Ousmane Sembène died last weekend and A. O. Scott wrote an article for the New York Times which depicts Sembène as a man with vision and drive, a ‘thorn’ in colonial and post-independence status quo. Sembène, a director, had a ‘filmmaking style that was populist, didactic and sometimes propagandistic, at once modern in its techniques and accessible, at least in principle, to everyone’ (see also wikipedia)
For me Sembène had a special kind of post modern passion. (for more info see works by Arturo Escobar) Scott says that ‘Like Sékou Touré and Frantz Fanon, his allies in the radical wing of the anti-colonialist movement, he believed that Africans would experience true liberation when they threw off European models and discovered their own, homegrown versions of modernity… Manthia Diawara, a professor of Africana studies at New York University who grew up in Mali in the 1960s [says] “He valorized African languages over French. He began to say that independence had failed. He celebrated the equality of Africa with Europe. And it was very good for us to see a man who was self-taught, who did not come out of the French educational system…” (A. O. Scott)
I was lucky enough to meet the man at his NYC showing of Moolaadé (2004). A film about female circumcision. He was passionate and in rare form, still a simple man who believed that Africa was not a static definition you could look up in a book.

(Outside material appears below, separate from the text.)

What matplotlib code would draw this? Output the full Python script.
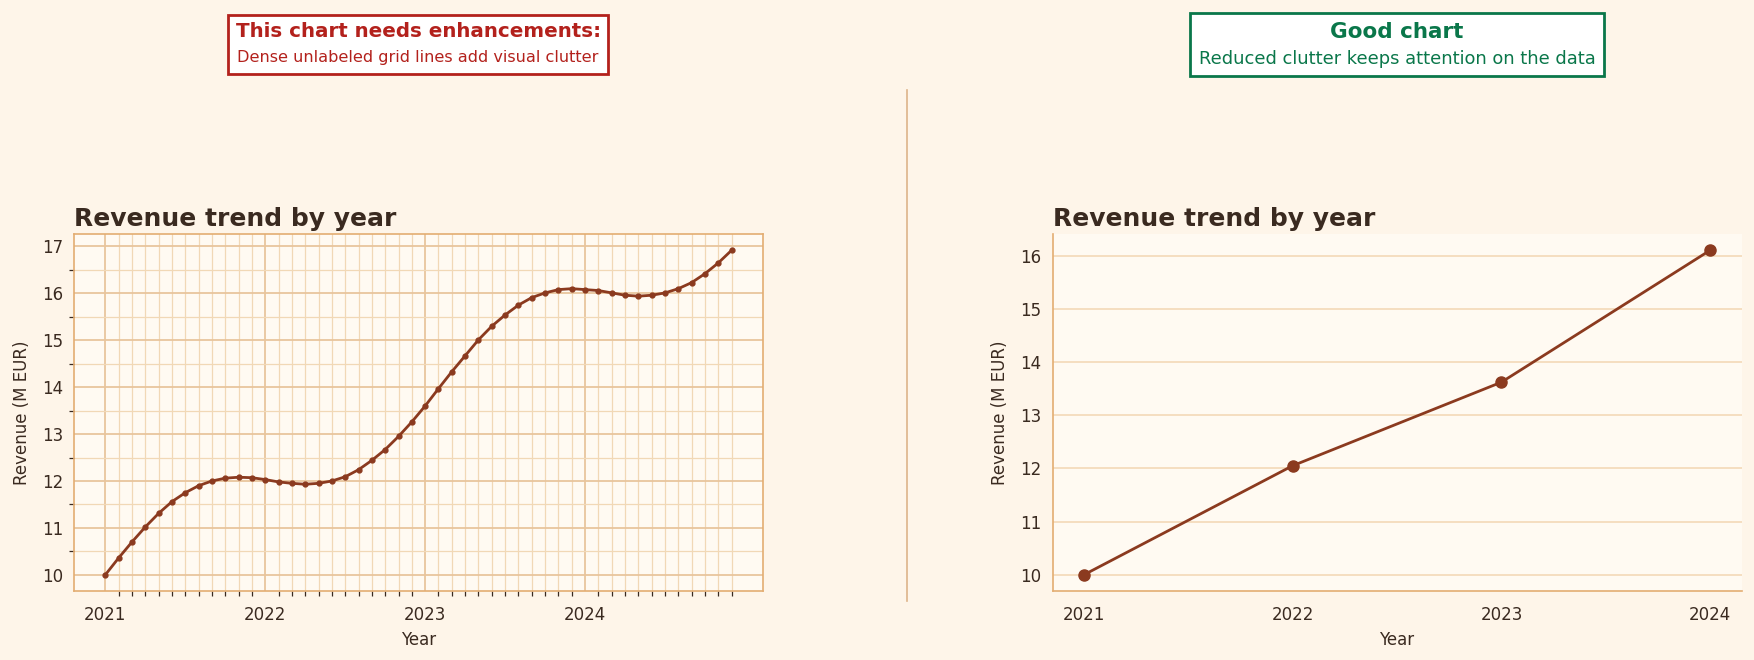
import numpy as np
import matplotlib.pyplot as plt
from matplotlib.patches import Rectangle
from matplotlib.lines import Line2D

# monthly revenue, Jan 2021 .. Dec 2024 (M EUR)
month_idx = np.arange(48)
monthly_rev = [10.00, 10.36, 10.70, 11.02, 11.31, 11.56, 11.75, 11.90, 12.00, 12.06, 12.08, 12.07,
               12.03, 11.98, 11.95, 11.93, 11.95, 12.00, 12.09, 12.24, 12.44, 12.67, 12.95, 13.26,
               13.60, 13.97, 14.33, 14.67, 15.01, 15.30, 15.54, 15.75, 15.91, 16.01, 16.08, 16.10,
               16.08, 16.06, 16.01, 15.96, 15.94, 15.96, 16.01, 16.10, 16.23, 16.42, 16.65, 16.92]
years = [2021, 2022, 2023, 2024]
yearly_rev = [10.00, 12.05, 13.62, 16.10]

bg = '#fef5e9'
ax_bg = '#fffaf2'
line_c = '#8b3a1f'
spine_c = '#e3ad72'
text_c = '#3a2a20'
bad_c = '#b3211c'
good_c = '#0a774a'

plt.rcParams['font.family'] = 'DejaVu Sans'
fig = plt.figure(figsize=(17.54, 6.6), dpi=100, facecolor=bg)

month_x = 2021 + month_idx / 12.0

# ---- left: cluttered version
ax1 = fig.add_axes([0.0422, 0.1045, 0.3928, 0.541], facecolor=ax_bg)
ax1.plot(month_x, monthly_rev, '-o', color=line_c, lw=2, ms=3.5, zorder=3)
ax1.set_xticks(years)
ax1.set_xticks([x for x in month_x if abs(x - round(x)) > 1e-6], minor=True)
ax1.set_yticks(range(10, 18))
ax1.set_yticks(np.arange(10.5, 17, 1.0), minor=True)
ax1.grid(which='major', color='#e8c59d', lw=1.3, zorder=0)
ax1.grid(which='minor', color='#f1d8b6', lw=0.9, zorder=0)
ax1.set_axisbelow(True)
for s in ax1.spines.values():
    s.set_color(spine_c)
    s.set_linewidth(1.2)
ax1.tick_params(which='major', length=0, labelsize=12, labelcolor=text_c, pad=8)
ax1.tick_params(axis='x', which='major', pad=11)
ax1.tick_params(which='minor', length=3.5, width=0.9, color=text_c)
ax1.set_title('Revenue trend by year', loc='left', fontsize=18, fontweight='bold', color=text_c, pad=6)
ax1.set_xlabel('Year', fontsize=12, color=text_c, labelpad=5)
ax1.set_ylabel('Revenue (M EUR)', fontsize=12, color=text_c, labelpad=8)

# ---- right: cleaned version
ax2 = fig.add_axes([0.6001, 0.1045, 0.3928, 0.541], facecolor=ax_bg)
ax2.plot(years, yearly_rev, '-o', color=line_c, lw=2, ms=8, zorder=3)
ax2.set_xticks(years)
ax2.grid(axis='y', color='#f3d6b3', lw=1.1, zorder=0)
ax2.set_axisbelow(True)
ax2.spines['top'].set_visible(False)
ax2.spines['right'].set_visible(False)
for s in ['left', 'bottom']:
    ax2.spines[s].set_color(spine_c)
    ax2.spines[s].set_linewidth(1.2)
ax2.tick_params(length=0, labelsize=12, labelcolor=text_c, pad=8)
ax2.tick_params(axis='x', pad=11)
ax2.set_title('Revenue trend by year', loc='left', fontsize=18, fontweight='bold', color=text_c, pad=6)
ax2.set_xlabel('Year', fontsize=12, color=text_c, labelpad=5)
ax2.set_ylabel('Revenue (M EUR)', fontsize=12, color=text_c, labelpad=8)

# ---- header boxes
fig.patches.append(Rectangle((0.1300, 0.888), 0.2166, 0.090, transform=fig.transFigure,
                             facecolor='white', edgecolor=bad_c, lw=2))
fig.text(0.2384, 0.953, 'This chart needs enhancements:', ha='center', va='center',
         fontsize=14.3, fontweight='bold', color=bad_c)
fig.text(0.2384, 0.913, 'Dense unlabeled grid lines add visual clutter', ha='center', va='center',
         fontsize=11.6, color=bad_c)

fig.patches.append(Rectangle((0.6785, 0.885), 0.2360, 0.096, transform=fig.transFigure,
                             facecolor='white', edgecolor=good_c, lw=2))
fig.text(0.7965, 0.952, 'Good chart', ha='center', va='center',
         fontsize=15.5, fontweight='bold', color=good_c)
fig.text(0.7965, 0.911, 'Reduced clutter keeps attention on the data', ha='center', va='center',
         fontsize=12.9, color=good_c)

# divider
fig.lines.append(Line2D([0.5171, 0.5171], [0.090, 0.864], transform=fig.transFigure,
                        color='#ddb48a', lw=1.2))

fig.savefig('out.png', dpi=100, facecolor=bg)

I remember thinking all those things that I wanted to change about my ‘culture’ were okay to change. That it is okay, to demand more of our values, beliefs and all that is the fabric of our current social contract, that it is okay to ask for social change, profound social change. I once had a professor who studied social movements in international development and he said that best he could tell, at the very least, development entails profound social change.